La Corea del Nord ha testato un missile balistico nella zona di Sinpo, ma l’esperimento non è andato a buon fine. Secondo i funzionari americani non era un vettore intercontinentale (ossia quelli su cui puntano le mire del regime, perché potrebbero rendere le armi di Kim Jong-un una minaccia globale in quanto in grado, per esempio, di attraversare l’oceano e raggiungere gli Stati Uniti).

La notizia è stata diffusa nella notte dal comando militare sudcoreano e poi confermata da Pentagono e governo giapponese. In queste ore gli occhi dei satelliti sono tutti puntati verso Pyongyang, perché la festa per i 115 anni della dittatura doveva concludere lo show muscolare dei mezzi militari che hanno sfilato in strada, con un test atomico a cui forse Washington avrebbe potuto rispondere con un’azione armata punitiva (o addirittura muoversi d’anticipo).

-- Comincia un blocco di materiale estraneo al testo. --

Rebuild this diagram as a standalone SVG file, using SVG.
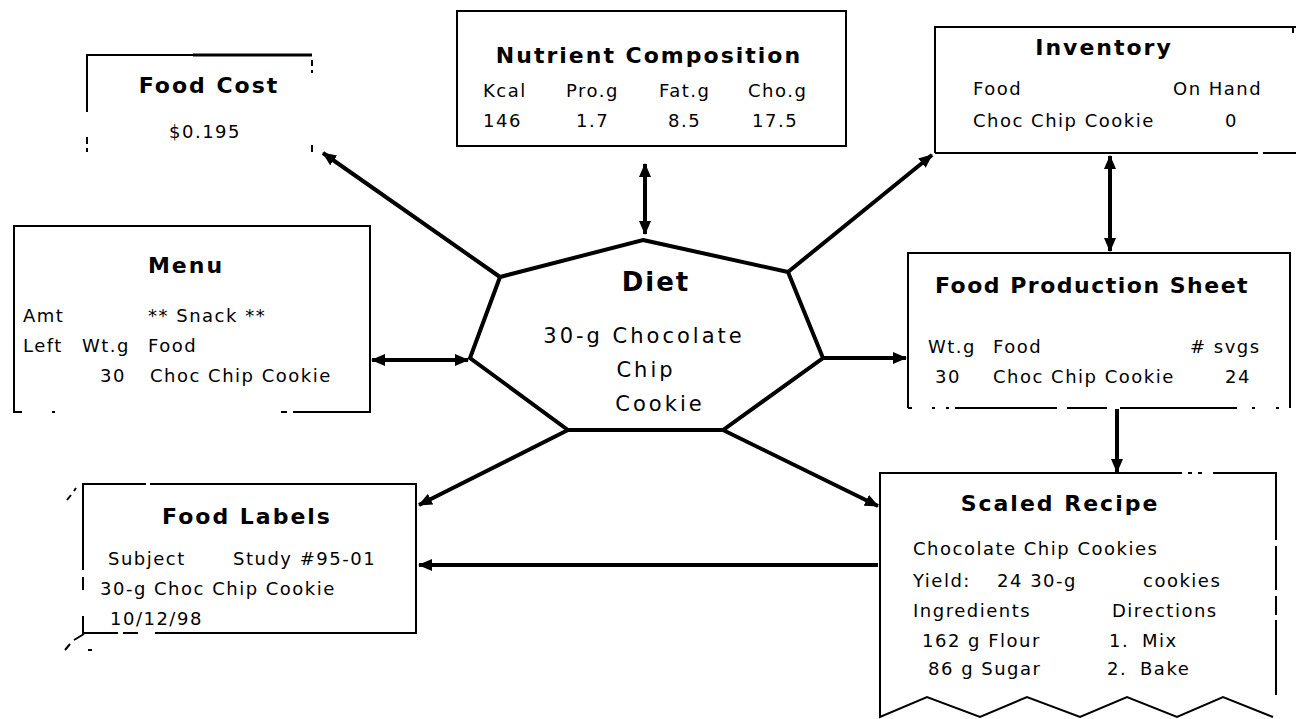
<svg xmlns="http://www.w3.org/2000/svg" width="1299" height="719" viewBox="0 0 1299 719">
<style>
.bg{fill:#fff}
.box{fill:none;stroke:#000;stroke-width:2}
.thick{fill:none;stroke:#000;stroke-width:3}
.title{font-family:"DejaVu Sans","Liberation Sans",sans-serif;font-weight:bold;font-size:22px;letter-spacing:2px;fill:#000}
.body{font-family:"DejaVu Sans","Liberation Sans",sans-serif;font-size:18px;letter-spacing:1.5px;fill:#000}
.mid{text-anchor:middle}
.conn{fill:none;stroke:#000;stroke-width:4}
.hept{fill:#fff;stroke:#000;stroke-width:4;stroke-linejoin:miter}
</style>
<defs>
<marker id="ah" markerUnits="userSpaceOnUse" markerWidth="14" markerHeight="12" refX="13" refY="6" orient="auto-start-reverse">
<path d="M0,0 L14,6 L0,12 z" fill="#000"/>
</marker>
</defs>
<rect class="bg" x="0" y="0" width="1299" height="719"/>

<g id="connectors">
<line class="conn" x1="500" y1="277" x2="323" y2="153" marker-end="url(#ah)"/>
<line class="conn" x1="645" y1="164" x2="645" y2="234" marker-start="url(#ah)" marker-end="url(#ah)"/>
<line class="conn" x1="788" y1="272" x2="932" y2="155" marker-end="url(#ah)"/>
<line class="conn" x1="1110" y1="156" x2="1110" y2="251" marker-start="url(#ah)" marker-end="url(#ah)"/>
<line class="conn" x1="372" y1="360" x2="468" y2="360" marker-start="url(#ah)" marker-end="url(#ah)"/>
<line class="conn" x1="823" y1="358" x2="906" y2="358" marker-end="url(#ah)"/>
<line class="conn" x1="568" y1="430" x2="419" y2="505" marker-end="url(#ah)"/>
<line class="conn" x1="723" y1="430" x2="878" y2="506" marker-end="url(#ah)"/>
<line class="conn" x1="1117" y1="409" x2="1117" y2="472" marker-end="url(#ah)"/>
<line class="conn" x1="878" y1="565" x2="419" y2="565" marker-end="url(#ah)"/>
</g>

<g id="diet">
<polygon class="hept" points="643,240 788,272 823,358 723,430 568,430 470,358 500,277"/>
<text class="title mid" x="656" y="291" style="font-size:26px">Diet</text>
<text class="body mid" x="644" y="343" style="font-size:21px;letter-spacing:3px">30-g Chocolate</text>
<text class="body mid" x="646" y="377" style="font-size:21px;letter-spacing:3px">Chip</text>
<text class="body mid" x="660" y="411" style="font-size:21px;letter-spacing:3px">Cookie</text>
</g>

<g id="food-cost">
<path class="box" d="M87,112 V55 H193"/>
<path class="thick" d="M193,55 H312"/>
<path class="box" d="M87,137 V144 M87,148 V152 M312,60 V66 M312,70 V73 M312,145 V152"/>
<text class="title mid" x="209" y="93">Food Cost</text>
<text class="body mid" x="205" y="138">$0.195</text>
</g>

<g id="nutrient-composition">
<rect class="box" x="457" y="11" width="389" height="135"/>
<text class="title mid" x="649" y="63">Nutrient Composition</text>
<text class="body" x="483" y="97">Kcal</text>
<text class="body" x="566" y="97">Pro.g</text>
<text class="body" x="659" y="97">Fat.g</text>
<text class="body" x="748" y="97">Cho.g</text>
<text class="body" x="483" y="127">146</text>
<text class="body" x="576" y="127">1.7</text>
<text class="body" x="668" y="127">8.5</text>
<text class="body" x="752" y="127">17.5</text>
</g>

<g id="inventory">
<path class="box" d="M935,153 V27 H1296 M1293,27 V33 M935,153 H1258 M1263,153 H1296"/>
<text class="title mid" x="1104" y="55">Inventory</text>
<text class="body" x="973" y="95">Food</text>
<text class="body" x="1173" y="95">On Hand</text>
<text class="body" x="973" y="127">Choc Chip Cookie</text>
<text class="body" x="1225" y="127">0</text>
</g>

<g id="menu">
<path class="box" d="M22,412 H14 V226 H370 V412 H293 M287,412 H281 M52,412 H55"/>
<text class="title mid" x="186" y="273">Menu</text>
<text class="body" x="23" y="322">Amt</text>
<text class="body" x="148" y="322">** Snack **</text>
<text class="body" x="23" y="352">Left</text>
<text class="body" x="82" y="352">Wt.g</text>
<text class="body" x="148" y="352">Food</text>
<text class="body" x="100" y="382">30</text>
<text class="body" x="150" y="382">Choc Chip Cookie</text>
</g>

<g id="food-production-sheet">
<path class="box" d="M908,408 V253 H1290 V408 M908,408 H912 M932,408 H935 M946,408 H949 M955,408 H1057 M1067,408 H1107 M1120,408 H1237 M1252,408 H1255 M1276,408 H1279"/>
<text class="title mid" x="1092" y="293" style="letter-spacing:1.5px">Food Production Sheet</text>
<text class="body" x="928" y="353">Wt.g</text>
<text class="body" x="993" y="353">Food</text>
<text class="body" x="1190" y="353"># svgs</text>
<text class="body" x="935" y="383">30</text>
<text class="body" x="993" y="383">Choc Chip Cookie</text>
<text class="body" x="1225" y="383">24</text>
</g>

<g id="food-labels">
<path class="box" d="M83,570 V484 H146 M150,484 H416 V633 H155 M138,633 H123 M118,633 H83 V616 M83,577 V590"/>
<path class="box" d="M67,500 L71,495 M74,491 L76,488 M65,650 L70,644 M74,640 L84,634 M88,650 H92"/>
<text class="title mid" x="247" y="524">Food Labels</text>
<text class="body" x="108" y="565">Subject</text>
<text class="body" x="233" y="565">Study #95-01</text>
<text class="body" x="100" y="595">30-g Choc Chip Cookie</text>
<text class="body" x="110" y="625">10/12/98</text>
</g>

<g id="scaled-recipe">
<path class="box" d="M1182,473 H880 V717 L927,697 L980,717 L1027,697 L1080,717 L1127,697 L1177,717 L1223,697 L1273,717 M1213,473 H1276 V540 M1276,546 V590 M1276,596 V615 M1276,620 V695"/>
<path class="box" d="M1188,473 H1192 M1198,473 H1202"/>
<text class="title mid" x="1060" y="511">Scaled Recipe</text>
<text class="body" x="913" y="555">Chocolate Chip Cookies</text>
<text class="body" x="913" y="587">Yield:</text>
<text class="body" x="997" y="587">24 30-g</text>
<text class="body" x="1143" y="587">cookies</text>
<text class="body" x="913" y="617">Ingredients</text>
<text class="body" x="1112" y="617">Directions</text>
<text class="body" x="922" y="647">162 g Flour</text>
<text class="body" x="1109" y="647">1.</text>
<text class="body" x="1142" y="647">Mix</text>
<text class="body" x="928" y="675">86 g Sugar</text>
<text class="body" x="1107" y="675">2.</text>
<text class="body" x="1140" y="675">Bake</text>
</g>
</svg>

Per il momento niente Atomica, ma il regime non ama — e non può sostenere — le sconfitte, e un test missilistico fallito dopo giorni di retorica ostile contro gli americani (se attaccherete risponderemo con ogni mezzo, facevano sapere i portavoce del Nord) è un genere di passo falso a cui possono seguire sviluppi. Sabato davanti a Kim e ai notabili del regime hanno sfilato con orgoglio le unità militari, tra cui il KN-11 Pukkuksong-1, missile balistico sviluppato per il lancio da un sottomarino (Slbm), dunque difficile da intercettare in anticipo, e in grado di coprire mille chilometri. Testato positivamente ad agosto scorso, il Nord lo ha mostrato al pubblico per la prima volta durante la grande festa come simbolo degli ultimi sviluppi nel campo delle tecnologie militari.

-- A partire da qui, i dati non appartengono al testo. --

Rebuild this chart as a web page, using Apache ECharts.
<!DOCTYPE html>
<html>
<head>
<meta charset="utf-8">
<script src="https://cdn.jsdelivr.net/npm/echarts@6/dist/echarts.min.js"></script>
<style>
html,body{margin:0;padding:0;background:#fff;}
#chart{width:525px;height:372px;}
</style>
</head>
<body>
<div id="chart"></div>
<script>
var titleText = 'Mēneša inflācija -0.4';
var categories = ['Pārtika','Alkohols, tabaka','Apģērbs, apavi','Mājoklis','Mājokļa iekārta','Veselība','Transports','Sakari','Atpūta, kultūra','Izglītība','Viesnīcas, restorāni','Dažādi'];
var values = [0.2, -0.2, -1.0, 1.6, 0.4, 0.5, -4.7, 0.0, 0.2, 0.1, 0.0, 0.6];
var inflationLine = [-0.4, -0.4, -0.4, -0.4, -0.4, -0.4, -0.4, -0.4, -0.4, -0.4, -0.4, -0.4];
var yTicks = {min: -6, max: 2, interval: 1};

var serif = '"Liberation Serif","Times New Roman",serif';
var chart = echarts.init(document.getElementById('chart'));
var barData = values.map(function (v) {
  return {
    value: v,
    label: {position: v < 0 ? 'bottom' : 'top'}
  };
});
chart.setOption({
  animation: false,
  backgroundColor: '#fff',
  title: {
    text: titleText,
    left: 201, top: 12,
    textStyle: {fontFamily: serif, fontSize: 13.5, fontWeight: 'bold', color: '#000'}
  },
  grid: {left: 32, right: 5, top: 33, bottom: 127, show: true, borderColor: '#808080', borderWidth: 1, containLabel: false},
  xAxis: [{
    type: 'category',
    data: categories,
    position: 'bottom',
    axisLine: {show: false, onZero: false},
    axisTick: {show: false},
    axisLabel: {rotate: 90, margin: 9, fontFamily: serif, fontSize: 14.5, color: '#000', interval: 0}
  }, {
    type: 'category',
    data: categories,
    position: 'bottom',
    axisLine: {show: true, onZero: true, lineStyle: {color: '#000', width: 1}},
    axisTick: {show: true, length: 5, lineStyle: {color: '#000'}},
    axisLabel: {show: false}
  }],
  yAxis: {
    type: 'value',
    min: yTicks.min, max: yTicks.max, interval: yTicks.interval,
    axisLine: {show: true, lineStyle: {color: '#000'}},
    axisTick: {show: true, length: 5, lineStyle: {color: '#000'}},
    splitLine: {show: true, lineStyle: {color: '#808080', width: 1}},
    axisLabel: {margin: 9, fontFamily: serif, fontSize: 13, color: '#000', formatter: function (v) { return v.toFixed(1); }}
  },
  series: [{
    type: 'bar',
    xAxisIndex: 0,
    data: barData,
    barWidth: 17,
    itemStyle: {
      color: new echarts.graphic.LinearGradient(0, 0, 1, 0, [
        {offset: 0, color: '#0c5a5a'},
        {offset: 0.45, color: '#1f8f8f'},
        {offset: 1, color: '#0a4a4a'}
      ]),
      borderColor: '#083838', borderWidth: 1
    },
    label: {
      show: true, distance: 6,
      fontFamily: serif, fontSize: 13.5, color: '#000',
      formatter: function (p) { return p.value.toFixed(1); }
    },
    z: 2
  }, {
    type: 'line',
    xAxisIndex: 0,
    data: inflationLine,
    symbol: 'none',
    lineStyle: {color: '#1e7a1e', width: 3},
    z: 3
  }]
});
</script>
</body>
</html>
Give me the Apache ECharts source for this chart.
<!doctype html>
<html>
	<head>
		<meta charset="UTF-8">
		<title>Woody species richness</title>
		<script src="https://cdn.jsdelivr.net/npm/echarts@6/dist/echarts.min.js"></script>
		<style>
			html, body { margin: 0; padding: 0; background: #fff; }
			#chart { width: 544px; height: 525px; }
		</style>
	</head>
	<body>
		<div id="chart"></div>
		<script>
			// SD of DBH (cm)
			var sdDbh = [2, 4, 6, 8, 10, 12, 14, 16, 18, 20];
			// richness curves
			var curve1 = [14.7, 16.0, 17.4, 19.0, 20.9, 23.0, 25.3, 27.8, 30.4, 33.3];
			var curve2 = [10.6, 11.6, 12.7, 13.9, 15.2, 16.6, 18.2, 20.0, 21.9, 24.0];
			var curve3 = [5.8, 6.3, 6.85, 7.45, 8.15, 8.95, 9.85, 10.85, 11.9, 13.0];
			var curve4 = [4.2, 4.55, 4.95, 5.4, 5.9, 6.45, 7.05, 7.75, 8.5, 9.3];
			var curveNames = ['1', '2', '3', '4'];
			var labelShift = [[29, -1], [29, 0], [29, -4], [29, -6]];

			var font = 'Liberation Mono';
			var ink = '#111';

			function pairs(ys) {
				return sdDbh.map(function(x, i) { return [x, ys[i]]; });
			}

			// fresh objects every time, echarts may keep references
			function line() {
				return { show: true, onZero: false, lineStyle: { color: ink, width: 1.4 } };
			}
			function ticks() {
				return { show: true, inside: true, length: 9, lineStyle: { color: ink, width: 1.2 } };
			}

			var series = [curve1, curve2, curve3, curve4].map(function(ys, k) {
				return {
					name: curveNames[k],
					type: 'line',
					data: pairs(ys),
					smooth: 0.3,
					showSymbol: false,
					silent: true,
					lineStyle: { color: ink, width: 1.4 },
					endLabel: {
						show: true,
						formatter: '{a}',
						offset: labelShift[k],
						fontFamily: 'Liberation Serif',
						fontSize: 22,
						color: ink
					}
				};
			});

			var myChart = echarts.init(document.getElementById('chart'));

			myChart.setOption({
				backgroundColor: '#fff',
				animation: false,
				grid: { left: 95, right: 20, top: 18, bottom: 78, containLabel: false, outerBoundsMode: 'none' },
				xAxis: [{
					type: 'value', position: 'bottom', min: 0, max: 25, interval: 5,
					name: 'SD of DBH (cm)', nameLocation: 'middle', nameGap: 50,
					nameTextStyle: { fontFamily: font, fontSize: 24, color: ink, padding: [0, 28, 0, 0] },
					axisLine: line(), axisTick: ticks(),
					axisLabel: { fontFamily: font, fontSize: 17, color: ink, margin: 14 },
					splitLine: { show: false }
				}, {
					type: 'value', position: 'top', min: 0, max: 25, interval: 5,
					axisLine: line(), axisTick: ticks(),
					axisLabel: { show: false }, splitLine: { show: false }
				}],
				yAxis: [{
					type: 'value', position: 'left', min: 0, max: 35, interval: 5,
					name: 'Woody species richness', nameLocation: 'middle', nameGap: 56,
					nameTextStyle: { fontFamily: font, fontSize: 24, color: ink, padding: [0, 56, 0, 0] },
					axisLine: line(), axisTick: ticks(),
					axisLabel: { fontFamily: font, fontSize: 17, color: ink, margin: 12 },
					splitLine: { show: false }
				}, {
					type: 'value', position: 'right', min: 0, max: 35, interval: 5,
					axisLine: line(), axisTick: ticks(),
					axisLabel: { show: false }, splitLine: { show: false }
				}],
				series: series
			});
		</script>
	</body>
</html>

Il segretario alla Difesa americano Jim Mattis ha dichiarato che la Casa Bianca è stata subito informata del test, ma al momento non commenta. Da sabato a Seul c’è il vice presidente Mike Pence (partirà da lì un tour tra gli alleati asiatici che durerà dieci giorni), aspetto che aumenta il valore del messaggio dietro l’ennesima provocazione di Kim. Il dittatore, sebbene il missile pare sia esploso pochi minuti dopo il lancio, dimostra di non temere le minacce americane. Inoltre, ogni test, positivo o negativo, aumenta la consapevolezza tecnologica di Pyongyang.

“È colpa di Trump e della sua isteria se si è creata una situazione di guerra” hanno commentato le voci del Nord durante l’imponente parata militare di sabato: “Gli Stati Uniti sbagliano a considerarci come Libia e Iraq, noi risponderemo alla guerra totale con la guerra totale, anche nucleare”.

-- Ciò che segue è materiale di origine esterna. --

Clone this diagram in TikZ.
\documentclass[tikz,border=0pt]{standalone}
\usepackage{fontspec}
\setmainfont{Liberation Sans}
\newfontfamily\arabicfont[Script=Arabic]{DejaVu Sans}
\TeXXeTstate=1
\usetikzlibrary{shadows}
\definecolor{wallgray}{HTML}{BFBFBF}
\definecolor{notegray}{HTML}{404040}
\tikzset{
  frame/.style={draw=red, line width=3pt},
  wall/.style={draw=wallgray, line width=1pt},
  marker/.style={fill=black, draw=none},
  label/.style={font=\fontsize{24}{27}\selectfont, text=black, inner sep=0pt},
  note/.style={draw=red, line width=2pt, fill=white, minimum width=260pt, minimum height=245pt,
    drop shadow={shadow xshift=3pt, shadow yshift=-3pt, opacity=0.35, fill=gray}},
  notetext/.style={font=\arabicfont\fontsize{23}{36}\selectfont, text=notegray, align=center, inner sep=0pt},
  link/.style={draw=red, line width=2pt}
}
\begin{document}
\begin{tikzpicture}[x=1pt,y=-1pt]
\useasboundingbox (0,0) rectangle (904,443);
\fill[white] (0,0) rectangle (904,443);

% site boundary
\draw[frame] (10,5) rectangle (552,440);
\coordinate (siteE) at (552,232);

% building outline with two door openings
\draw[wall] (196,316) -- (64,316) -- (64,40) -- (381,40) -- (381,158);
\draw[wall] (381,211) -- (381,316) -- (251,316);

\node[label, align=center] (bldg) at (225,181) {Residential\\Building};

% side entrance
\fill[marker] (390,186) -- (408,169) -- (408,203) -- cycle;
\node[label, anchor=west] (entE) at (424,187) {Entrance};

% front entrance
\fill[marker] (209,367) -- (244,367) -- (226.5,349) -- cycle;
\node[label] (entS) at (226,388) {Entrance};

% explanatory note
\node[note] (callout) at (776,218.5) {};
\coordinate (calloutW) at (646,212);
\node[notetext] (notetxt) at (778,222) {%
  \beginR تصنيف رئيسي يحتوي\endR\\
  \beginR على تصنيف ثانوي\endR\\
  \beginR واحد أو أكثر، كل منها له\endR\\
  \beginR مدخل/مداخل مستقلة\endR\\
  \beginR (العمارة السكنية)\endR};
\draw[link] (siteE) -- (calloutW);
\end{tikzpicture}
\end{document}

Il lancio del missile sembra aver colto di sorpresa anche la Cina, che in queste settimane ha cercato di far valere il proprio ascendete per evitare provocazioni nordcoreane che avrebbero innescato un’escalation con l’America (soprattutto il test nucleare). Quello che si teme è che il nuovo esperimento sull’Atomica sia stato solo rinviato, e che magari Kim per non perdere la presa sul potere lo solleciti per cancellare dalla mente il fallimento simbolico del missile che sabato ha fatto cilecca. A quel punto Washington sì troverebbe davanti la necessità di mantenere fede alla postura punitiva adottata con ripetute minacce, ma le soluzioni militari potrebbe innescare gravi conseguenze (che posizione prenderà la Cina, per esempio?) o ritorsioni di Kim.

Pochi gli spazi di azione davanti a dittatore che al momento pare pronto a tutto pur di mantenere il proprio potere. Scenario suggestivo quello evocato da Guido Olimpio sul Corsera: e se il test missilistico fosse andato male perché il CyberCommand americano avesse trovato il modo di sabotare le azioni del Nord con attacchi informatici da remoto? Un’operazione chirurgica, senza targa, e funzionale.